The multivariate cumulative distribution function of \({A}_{i,t}\) and \({K}_{i,t}\) is then represented in terms of their marginal of \({u}_{i,t}\) and \({v}_{i,t}\), with a stationary copula function \({C}_{i}\), defined by a copula parameter \(\theta\):

$${F}_{{A}_{i},{K}_{i}}\left({A}_{i,t},{K}_{i,t}\right)={C}_{i}\left({u}_{i,t},{v}_{i,t}{\rm{;}}\,\theta \right)$$
(11)

There are several parametric copula families available, and the strength of bivariate dependence is usually controlled by \(\theta\). Using the ‘VineCopula’ package61 in R, we determine the optimal set of copula family and \(\theta\) that best fits the given bivariate distribution based on the BIC statistics for each site \(i\).

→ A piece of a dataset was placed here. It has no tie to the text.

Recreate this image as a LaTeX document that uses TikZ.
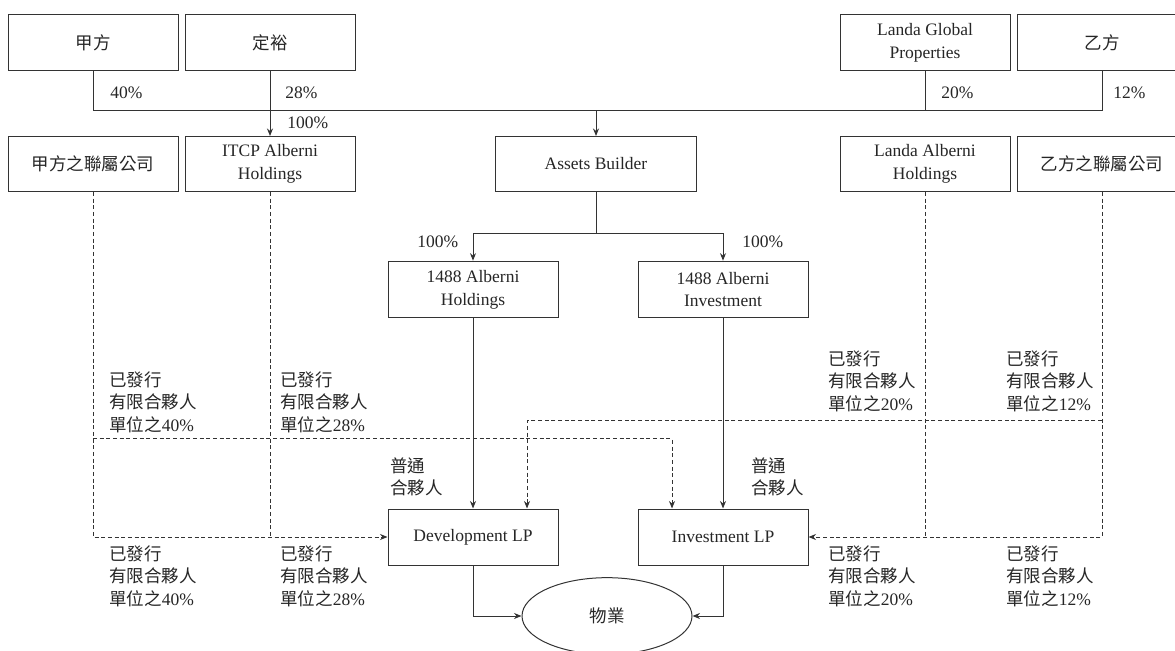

As we accommodate non-stationarity for both \({A}_{i,t}\) and \({K}_{i,t}\), the probability of their joint exceedances for a fixed set of thresholds, such as \({A}_{i}^{* }\) and \({K}_{i}^{* }\), may also vary with time. Here, we measure the probability of joint exceedances for \({A}_{i}^{* }\) and \({K}_{i}^{* }\) at time t, i.e., \(p\left({A}_{i,t}\, > \,{A}_{i}^{* },\,{K}_{i,t} \,> \,{K}_{i}^{* }\right)\), using copulas62:

$$p\left({A}_{i,t} \,> \,{A}_{i}^{* },\,{K}_{i,t}\, > \,{K}_{i}^{* }\right)={G}_{t}\left({A}_{i}^{* },{K}_{i}^{* }\right)=1-{{u}_{i,t}^{* }-{v}_{i,t}^{* }+C}_{i}\left({u}_{i,t}^{* },{v}_{i,t}^{* }{\rm{;}}\,\theta \right)$$
(12)
$${u}_{i,t}^{* }={F}_{{A}_{i}}\left({A}_{i}^{* }|{\mu }_{{A}_{i,t}},\,{\sigma }_{{A}_{i,t}},\,{\gamma }_{{A}_{i}}\right),\,{v}_{i,t}^{* }={F}_{{K}_{i}}\left({K}_{i}^{* }|{\mu }_{{K}_{i,t}},\,{\sigma }_{{K}_{i,t}}\right)$$
(13)

Then the return period of the joint occurrence of \({A}_{i}^{* }\) and \({K}_{i}^{* }\) at year t, \({T}_{{A}_{i}^{* },{K}_{i}^{* }}(t)\), is calculated as:

$${T}_{{A}_{i}^{* },{K}_{i}^{* }}(t)=\frac{1}{{G}_{t}\left({A}_{i}^{* },{K}_{i}^{* }\right)}$$
(14)

Uncertainty of the estimated return periods for \({A}_{i}^{* }\), \({K}_{i}^{* }\), and their joint exceedance are shown in Supplemental Fig. 7.